Commentary | Dying snack brand Hostess has managed to find another avenue to deprive workers of their earnings as the company shutters, admitting that the brand’s executives used employee pension money to pay for operational costs and glossing over the decision in a recent interview.

The Wall Street Journal spoke of Hostess’ practice of looting employee pension funds to pay operational costs in the year leading up to the company’s decision to shut its doors, noting that beginning in August 2011, the flailing brand “used wages that were supposed to help fund employee pensions for the company’s operations as it sank toward bankruptcy.”

Hostess’ failure was at first blamed largely in the court of opinion on unions and increasing worker demands, but as the claim circulated the web following a message on the website for Hostess that the strike forced the Twinkie-maker to shutter, it was more closely examined by web users.

Soon, we learned that despite a cry of poverty when it came to paying wages, the Hostess top execs were taking million-dollar payouts for their role in sinking the brand. And now that a judge has okayed the golden parachutes for those at the helm when more than 18,000 Hostess workers were given pink slips, we’ve learned that the employee pension contributions were lifted to pay bills and likely won’t be returned in the mire of bankruptcy.

As the decision to loot pensions and walk away with million-dollar payouts is widely decried with little recourse for Hostess workers, the current and former CEO of the ailing brand both profess no knowledge of the decision, or refuse to talk. Former Hostess CEO Brian Driscoll told workers last year that the company would “temporarily suspend” pension contributions in what was a “necessary bridge” to allow Hostess to recover — and as we now know, the brand began bankruptcy proceedings just scant months later.
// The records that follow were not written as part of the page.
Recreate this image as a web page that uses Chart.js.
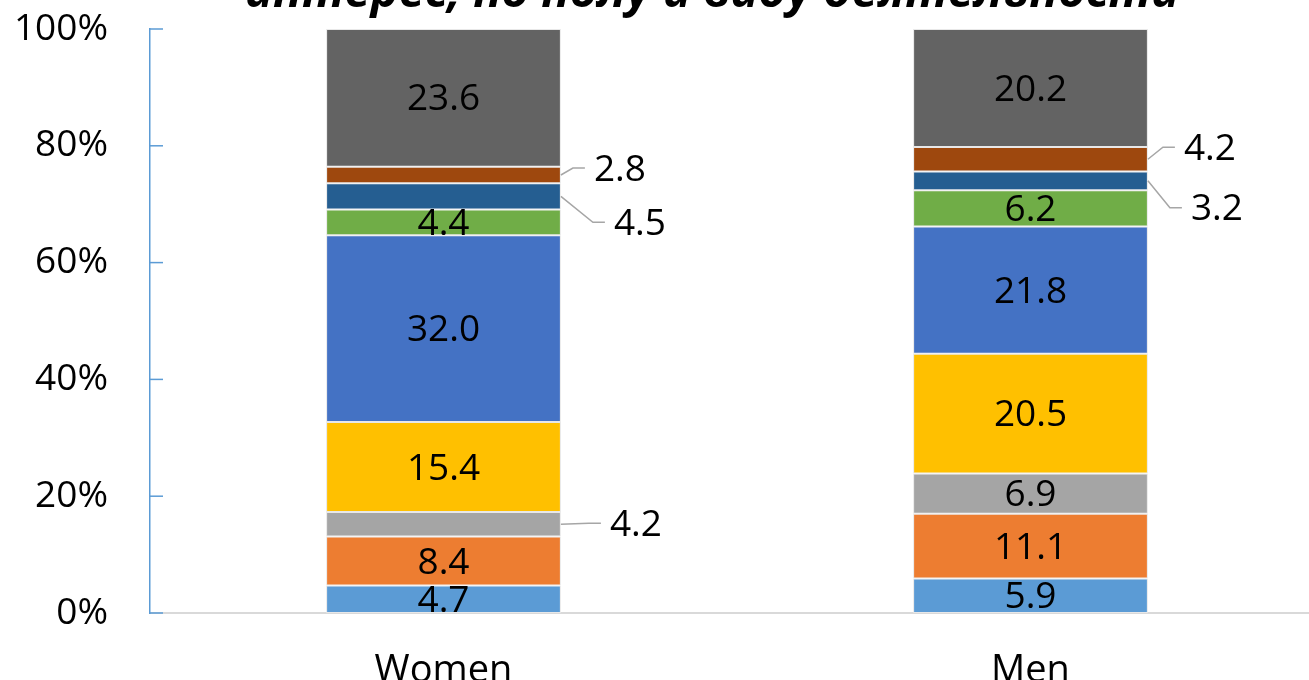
<!DOCTYPE html>
<html>
<head>
<meta charset="utf-8">
<script src="https://cdn.jsdelivr.net/npm/chart.js@4.4.1/dist/chart.umd.min.js"></script>
<style>
  html, body { margin: 0; padding: 0; overflow: hidden; background: #fff; }
  canvas { display: block; }
</style>
</head>
<body>
<canvas id="grafico" width="1324" height="680"></canvas>
<script>
// categorias e valores (% por segmento, de baixo para cima)
var categorias = ["Women", "Men"];
var serie1 = [4.7, 5.9];
var serie2 = [8.4, 11.1];
var serie3 = [4.2, 6.9];
var serie4 = [15.4, 20.5];
var serie5 = [32.0, 21.8];
var serie6 = [4.4, 6.2];
var serie7 = [4.5, 3.2];
var serie8 = [2.8, 4.2];
var serie9 = [23.6, 20.2];
var ticksY = [0, 20, 40, 60, 80, 100];

var cores = ["#5B9BD5", "#ED7D31", "#A5A5A5", "#FFC000", "#4472C4", "#70AD47", "#255E91", "#9E480E", "#636363"];

// rótulos que ficam fora da barra, com linha de chamada: [serie, categoria, dx, dy]
var rotulosFora = [
  [2, 0, 28, -1],
  [6, 0, 32, 26],
  [7, 0, 12, -7],
  [6, 1, 22, 27],
  [7, 1, 15, -12]
];

var fonte = "'Open Sans', sans-serif";

function achar_fora(ds, idx) {
  for (var k = 0; k < rotulosFora.length; k++) {
    if (rotulosFora[k][0] === ds && rotulosFora[k][1] === idx) return rotulosFora[k];
  }
  return null;
}

var pluginRotulos = {
  id: 'rotulos',
  afterDatasetsDraw: function(chart) {
    var ctx = chart.ctx;
    ctx.save();
    ctx.font = "37px " + fonte;
    ctx.fillStyle = "#000";
    chart.data.datasets.forEach(function(ds, i) {
      var meta = chart.getDatasetMeta(i);
      meta.data.forEach(function(bar, j) {
        var texto = ds.data[j].toFixed(1);
        var meio = (bar.y + bar.base) / 2;
        var fora = achar_fora(i, j);
        if (fora) {
          var x0 = bar.x + bar.width / 2;
          var x1 = x0 + fora[2];
          var y1 = meio + fora[3];
          ctx.strokeStyle = "#A6A6A6";
          ctx.lineWidth = 1.5;
          ctx.beginPath();
          ctx.moveTo(x0, meio);
          ctx.lineTo(x1, y1);
          ctx.lineTo(x1 + 12, y1);
          ctx.stroke();
          ctx.textAlign = "left";
          ctx.textBaseline = "middle";
          ctx.fillText(texto, x1 + 21, y1 + 2);
        } else {
          ctx.textAlign = "center";
          ctx.textBaseline = "middle";
          ctx.fillText(texto, bar.x, meio + 2);
        }
      });
    });
    ctx.restore();
  }
};

var pluginEixo = {
  id: 'eixo',
  afterDraw: function(chart) {
    var ctx = chart.ctx;
    var y = chart.scales.y;
    ctx.save();
    ctx.strokeStyle = "#5B9BD5";
    ctx.lineWidth = 1.5;
    ticksY.forEach(function(v) {
      var py = y.getPixelForValue(v);
      ctx.beginPath();
      ctx.moveTo(chart.chartArea.left, py);
      ctx.lineTo(chart.chartArea.left + 13, py);
      ctx.stroke();
    });
    // titulo (cortado no topo)
    ctx.fillStyle = "#000";
    ctx.font = "bold italic 47px " + fonte;
    ctx.textAlign = "center";
    ctx.textBaseline = "alphabetic";
    ctx.fillText("интерес, по полу и виду деятельности", 712, 7, 935);
    ctx.restore();
  }
};

var nomes = ["s1", "s2", "s3", "s4", "s5", "s6", "s7", "s8", "s9"];
var series = [serie1, serie2, serie3, serie4, serie5, serie6, serie7, serie8, serie9];

new Chart(document.getElementById("grafico"), {
  type: 'bar',
  data: {
    labels: categorias,
    datasets: series.map(function(s, i) {
      return {
        label: nomes[i],
        data: s,
        backgroundColor: cores[i],
        borderColor: "#E8E8E8",
        borderWidth: 1,
        borderSkipped: false,
        categoryPercentage: 1,
        barPercentage: 0.4
      };
    })
  },
  plugins: [pluginRotulos, pluginEixo],
  options: {
    responsive: false,
    animation: false,
    layout: { padding: { top: 29, right: 0, left: 0, bottom: 0 } },
    plugins: {
      legend: { display: false },
      title: { display: false },
      tooltip: { enabled: false }
    },
    scales: {
      x: {
        stacked: true,
        grid: { display: false, drawTicks: false },
        border: { display: true, color: "#D9D9D9", width: 2 },
        ticks: { color: "#000", font: { family: fonte, size: 38 }, padding: 35 },
        afterFit: function(s) { s.height = 67; s.paddingLeft = 0; s.paddingRight = 0; }
      },
      y: {
        stacked: true,
        min: 0,
        max: 100,
        grid: { display: false, drawTicks: false },
        border: { display: true, color: "#5B9BD5", width: 1.5 },
        ticks: {
          stepSize: 20,
          color: "#000",
          font: { family: fonte, size: 37 },
          padding: 42,
          callback: function(v) { return v + "%"; }
        },
        afterFit: function(s) { s.width = 150; s.paddingTop = 0; s.paddingBottom = 0; }
      }
    }
  }
});
</script>
</body>
</html>
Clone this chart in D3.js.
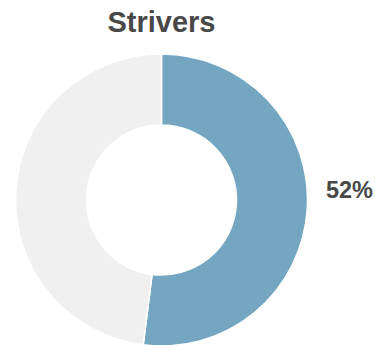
<!DOCTYPE html>
<html>
<head>
<meta charset="utf-8">
<script src="https://cdn.jsdelivr.net/npm/d3@7"></script>
<style>
  html, body { margin: 0; padding: 0; background: #fff; }
  svg { display: block; }
</style>
</head>
<body>
<div id="chart"></div>
<script>
// Share of respondents in the segment vs. the remainder
const title = "Strivers";
const categories = ["Strivers", "Other"];
const shares = [52, 48];
const labelText = "52%";

const width = 375, height = 345;
const cx = 161.5, cy = 200;
const outerR = 146, innerR = 75;

const svg = d3.select("#chart").append("svg")
  .attr("width", width)
  .attr("height", height);

const color = d3.scaleOrdinal()
  .domain(categories)
  .range(["#74a6c2", "#f0f0f0"]);

const pie = d3.pie().sort(null).value(d => d.value);
const arc = d3.arc().innerRadius(innerR).outerRadius(outerR);

const data = categories.map((c, i) => ({ name: c, value: shares[i] }));

const g = svg.append("g").attr("transform", `translate(${cx},${cy})`);

g.selectAll("path")
  .data(pie(data))
  .join("path")
  .attr("d", arc)
  .attr("fill", d => color(d.data.name))
  .attr("stroke", "#fff")
  .attr("stroke-width", 1.5);

svg.append("text")
  .attr("x", cx)
  .attr("y", 32)
  .attr("text-anchor", "middle")
  .attr("font-family", "Liberation Sans, Arial, sans-serif")
  .attr("font-weight", "bold")
  .attr("font-size", 29)
  .attr("fill", "#484848")
  .text(title);

svg.append("text")
  .attr("x", 349.5)
  .attr("y", 198)
  .attr("text-anchor", "middle")
  .attr("font-family", "Liberation Sans, Arial, sans-serif")
  .attr("font-weight", "bold")
  .attr("font-size", 23.5)
  .attr("fill", "#484848")
  .text(labelText);
</script>
</body>
</html>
Current Hostess CEO Gregory Rayburn said that “whatever cash it had was being used to fund the business, to keep it afloat,” carefully neglecting to mention that it appears no afloating was actually achieved by the looting. Rayburn adds that despite the fact Hostess execs likely had the best intentions when taking money from pensions to fund business operations, it wasn’t his decision — he says:

“Whatever the circumstances were, whatever those decisions were, I wasn’t there.”

James P. Baker is a partner at Baker McKenzie LLP, a firm that specializes in benefit law but isn’t connected to the Hostess case. Baker concedes that such actions are legal and likely without recourse, explaining:

“It’s what lawyers call betrayal without remedy … It’s sad, but that stuff does happen, unfortunately.”

Lawyer for the union blamed by Hostess execs for the brand’s closure, Jeffrey Freund, confirms that the “company’s cessation of making pension contributions was a critical component of the bakers’ decision” to strike. Freund says that before January’s bankruptcy filing, Hostess stiffed the workers $22.1 million in pension payments, racking up an additional $3-4 million per month in missed payments that bankruptcy ensures won’t have to be paid back to the workers who have earned it.

The WSJ piece concludes:

“It might have been ‘impossible’ to undo the agreements that called for Hostess to make pension contributions using employee money, Mr. Rayburn added. One reason: Hostess could have been too short of cash to make up the difference, though he said he isn’t sure.”

Do you think that a Chief Executive Officer’s compensation is sufficient for him to be “sure” about a circumstance like the Hostess workers’ earned pensions? Should executives be able to retain such large payouts if workers get the shaft on earned compensation?